The first and basic operation of the human intellect is the activity called simple apprehending or simple knowing, and this consists in the forming of concepts or ideas. When we say “forming” we do not mean that the intellect “makes up” its elements of knowledge. On the contrary, we mean that the intellect is operative to take in in its own way (hence the word “forming”) the understandable realities which constitute its object. In a somewhat similar way the senses may be said to “form” their knowledge — not by creating it or projecting it ready-made out of themselves, but by taking it in in a manner consistent with their own nature, structure, and function.

Simple apprehending produces a concept or idea. A concept or idea is the intellectual knowing of a reality — the mind’s grasp of the essential nature of a thing. It is not the reality itself; it is the intellectual reproduction of the thing in the mind. It is the mind’s proper possession of the thing in knowledge.
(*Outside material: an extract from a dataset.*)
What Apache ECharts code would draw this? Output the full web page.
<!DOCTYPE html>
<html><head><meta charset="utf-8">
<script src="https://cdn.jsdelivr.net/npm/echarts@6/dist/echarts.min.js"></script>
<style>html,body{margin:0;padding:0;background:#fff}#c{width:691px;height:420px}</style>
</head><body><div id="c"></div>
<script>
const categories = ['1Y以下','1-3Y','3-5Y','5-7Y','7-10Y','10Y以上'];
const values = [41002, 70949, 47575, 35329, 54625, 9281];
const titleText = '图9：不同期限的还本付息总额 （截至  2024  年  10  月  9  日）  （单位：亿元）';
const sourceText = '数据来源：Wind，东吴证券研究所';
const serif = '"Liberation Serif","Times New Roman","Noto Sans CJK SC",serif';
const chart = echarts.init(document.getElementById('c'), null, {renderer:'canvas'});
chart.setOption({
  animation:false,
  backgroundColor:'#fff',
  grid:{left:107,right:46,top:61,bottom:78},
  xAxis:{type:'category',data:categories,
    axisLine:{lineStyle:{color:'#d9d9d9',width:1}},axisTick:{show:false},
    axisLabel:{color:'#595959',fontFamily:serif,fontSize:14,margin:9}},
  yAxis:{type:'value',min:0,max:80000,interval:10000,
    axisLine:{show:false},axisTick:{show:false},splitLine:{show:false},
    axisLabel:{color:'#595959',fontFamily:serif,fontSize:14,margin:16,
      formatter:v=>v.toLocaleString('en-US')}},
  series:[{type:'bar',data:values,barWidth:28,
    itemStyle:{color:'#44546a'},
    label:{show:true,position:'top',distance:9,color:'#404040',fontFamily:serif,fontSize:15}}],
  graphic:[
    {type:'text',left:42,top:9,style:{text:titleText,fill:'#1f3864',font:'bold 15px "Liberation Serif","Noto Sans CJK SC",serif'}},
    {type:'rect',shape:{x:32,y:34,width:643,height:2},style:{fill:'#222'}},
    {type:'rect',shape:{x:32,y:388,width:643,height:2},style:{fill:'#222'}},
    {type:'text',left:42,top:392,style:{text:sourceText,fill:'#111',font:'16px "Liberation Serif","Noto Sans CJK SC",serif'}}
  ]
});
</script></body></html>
The second operation of the intellect is judgment. Judgment is the act by which the intellect affirms or denies the agreement or disagreement of two concepts. Two concepts are brought together, and the intellect judges whether they agree (affirmative judgment) or disagree (negative judgment). The expression of a judgment in words is called a proposition. “Man is mortal” is an affirmative proposition, expressing the judgment that the concept man and the concept mortal agree. “Man is not a brute” is a negative proposition, expressing the judgment that the concept man and the concept brute disagree.
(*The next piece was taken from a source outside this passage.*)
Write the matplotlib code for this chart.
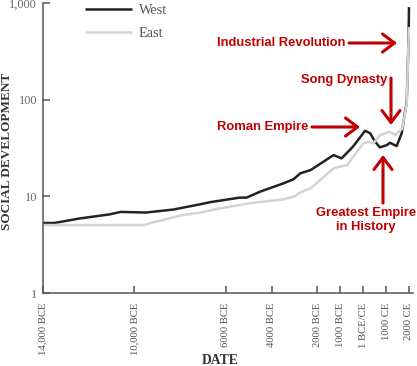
import matplotlib
matplotlib.use("Agg")
import matplotlib.pyplot as plt
from matplotlib.ticker import FixedLocator, FixedFormatter, NullLocator

# Social development index, West vs East
west_years = [-14000, -13500, -12400, -11100, -10600, -9500, -8300, -7100, -6700,
              -5400, -5100, -4500, -3500, -3050, -2750, -2300, -1300, -950, -450,
              80, 300, 520, 730, 1030, 1170, 1460, 1680, 1800, 1900, 1950, 1980, 2000]
west_values = [5.3, 5.3, 5.9, 6.5, 6.9, 6.8, 7.3, 8.3, 8.7,
               9.7, 9.7, 11.2, 13.6, 15.0, 17.3, 18.7, 26.7, 24.7, 32.6,
               47.7, 44.9, 36.7, 32.1, 33.9, 35.8, 33.1, 44.9, 68, 95, 235, 410, 906]

east_years = [-14000, -9550, -9300, -7900, -7100, -6400, -4950, -3500, -3000, -2750,
              -2300, -1300, -700, 0, 220, 440, 730, 1170, 1390, 1700, 1800, 1900,
              1950, 1980, 2000]
east_values = [5.05, 5.05, 5.3, 6.4, 6.8, 7.4, 8.5, 9.3, 10.0, 11.0,
               12.1, 19.5, 21.1, 35.3, 36.7, 35.3, 43.0, 46.6, 43.0, 50, 66, 92,
               230, 400, 565]

tick_years = [-14000, -10000, -6000, -4000, -2000, -1000, 0, 1000, 2000]
tick_labels = ["14,000 BCE", "10,000 BCE", "6000 BCE", "4000 BCE", "2000 BCE",
               "1000 BCE", "1 BCE/CE", "1000 CE", "2000 CE"]
y_ticks = [1, 10, 100, 1000]
y_labels = ["1", "10", "100", "1,000"]

# annotations: (text, text pos, arrow start, arrow end) in figure pixels
notes = [
    ("Industrial Revolution", (217, 43), (349, 43), (397, 43), "left"),
    ("Song Dynasty", (301, 80), (391, 78), (391, 125), "left"),
    ("Roman Empire", (217, 127), (312, 127), (360, 127), "left"),
    ("Greatest Empire\nin History", (366, 220), (383, 203), (383, 155), "center"),
]

W, H = 417, 366
red = "#c00000"
grey = "#555555"
serif = "Liberation Serif"


def fig_frac(p):
    return (p[0] / W, 1 - p[1] / H)


fig = plt.figure(figsize=(W / 100, H / 100), dpi=100)
ax = fig.add_axes([43 / W, 1 - 293 / H, 370 / W, 290 / H])

ax.plot(west_years, west_values, color="#222222", lw=1.8, label="West",
        solid_capstyle="butt")
ax.plot(east_years, east_values, color="#d3d3d3", lw=1.8, label="East",
        solid_capstyle="butt")

ax.set_yscale("log")
ax.set_ylim(1, 1000)
ax.set_xlim(-14000, 2175)

ax.yaxis.set_major_locator(FixedLocator(y_ticks))
ax.yaxis.set_major_formatter(FixedFormatter(y_labels))
ax.yaxis.set_minor_locator(NullLocator())
ax.xaxis.set_major_locator(FixedLocator(tick_years))
ax.xaxis.set_major_formatter(FixedFormatter(tick_labels))

for s in ["top", "right"]:
    ax.spines[s].set_visible(False)
for s in ["left", "bottom"]:
    ax.spines[s].set_color(grey)
    ax.spines[s].set_linewidth(1.1)

ax.tick_params(axis="both", direction="in", length=5, width=1.1, color=grey)
ax.tick_params(axis="y", pad=4.3, labelsize=8.8, labelcolor="#666666")
ax.tick_params(axis="x", pad=7.2, labelsize=7.7, labelcolor="#555555",
               labelrotation=90)
for lab in ax.get_xticklabels() + ax.get_yticklabels():
    lab.set_family(serif)
for lab in ax.get_xticklabels():
    lab.set_va("top")

ax.set_xlabel("DATE", family=serif, fontweight="bold", fontsize=9.8,
              color="#333333", va="center")
ax.xaxis.set_label_coords((220 - 43) / 370, (293 - 360) / 290)
ax.set_ylabel("SOCIAL DEVELOPMENT", family=serif, fontweight="bold",
              fontsize=9.5, color="#333333", va="center")
ax.yaxis.set_label_coords((7 - 43) / 370, 0.49)

leg = ax.legend(loc="upper left", bbox_to_anchor=((85 - 43) / 370, 0.998),
                frameon=False, borderpad=0, borderaxespad=0,
                handlelength=3.3, handletextpad=0.45, labelspacing=0.75,
                prop={"family": serif, "size": 10.3})
for t in leg.get_texts():
    t.set_color(grey)

for text, tpos, a0, a1, ha in notes:
    fig.text(*fig_frac(tpos), text, ha=ha, va="center", color=red,
             fontsize=9.4, fontweight="bold", family="Liberation Sans",
             linespacing=1.15)
    ax.annotate("", xy=fig_frac(a1), xytext=fig_frac(a0),
                xycoords="figure fraction", textcoords="figure fraction",
                arrowprops=dict(arrowstyle="->,head_length=0.86,head_width=0.65",
                                color=red, lw=2.2, mutation_scale=10,
                                shrinkA=0, shrinkB=0))

fig.savefig("out.png", dpi=100)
The third operation of the intellect is reasoning (also called inference or discursive thought). Reasoning is the act by which the intellect moves from known judgments to a new judgment — from known truths (called premises) to a new truth (called conclusion). The simplest form of reasoning is the syllogism: “All men are mortal; Socrates is a man; therefore Socrates is mortal.” In the syllogism the two premises lead inescapably to the conclusion.

b) Object of the Intellect

The proper object of the intellect (in the present state of man, in his earthly existence) is the essences of material things conceived in universal.

We see how the intellect rises from sense data to the purely intelligible. In this life, the service of the senses is naturally indispensable. Sense must function first or intellect remains inoperative. In all its ideas, the intellect takes some beginning from sensation, from the grasp of material things. Therefore, we repeat, the per se primo or proper object of intellect is, in this life, the essence of material things, the essential truth about material things.

The intellect could come directly at supra-sensile truth were it not limited, as it is in man’s earthly state, to a beginning in sensed reality. We have seen that the intellect cannot directly know the singular as singular. An animal senses, and its sensations are of individual, concrete things here and now present. But the intellect grasps things in universal. When I see this horse, my vision is a seeing of this horse, this individual. But when my intellect grasps the nature of what I see, it grasps horse — what any horse is, what every horse is, the essential nature of horse as such. The intellect grasps a universal; it cannot directly know the singular as such.

Yet the intellect does come to know singular things — indirectly. It knows them by a kind of return upon the sense-knowledge from which it took its beginning. It knows the singular in the universal concept: it knows this horse by knowing horse and then reflecting back upon the sense-experience of the individual.

The intellect also knows supra-material things — God, angels, spiritual substances — but only indirectly, by analogy from its knowledge of material things. We know God, for instance, by noting the perfections found in created things and attributing these, in a transcendent and infinitely higher degree, to God.

Summary of the Article

In this Article we have studied the operations of the human intellect: simple apprehension (the forming of concepts or ideas), judgment (affirming or denying the agreement of concepts), and reasoning (moving from known truths to a new truth). We have studied the object of the intellect and have seen that its proper object, in this life, is the essences of material things conceived in universal. We have seen how the intellect rises from sense data to the purely intelligible.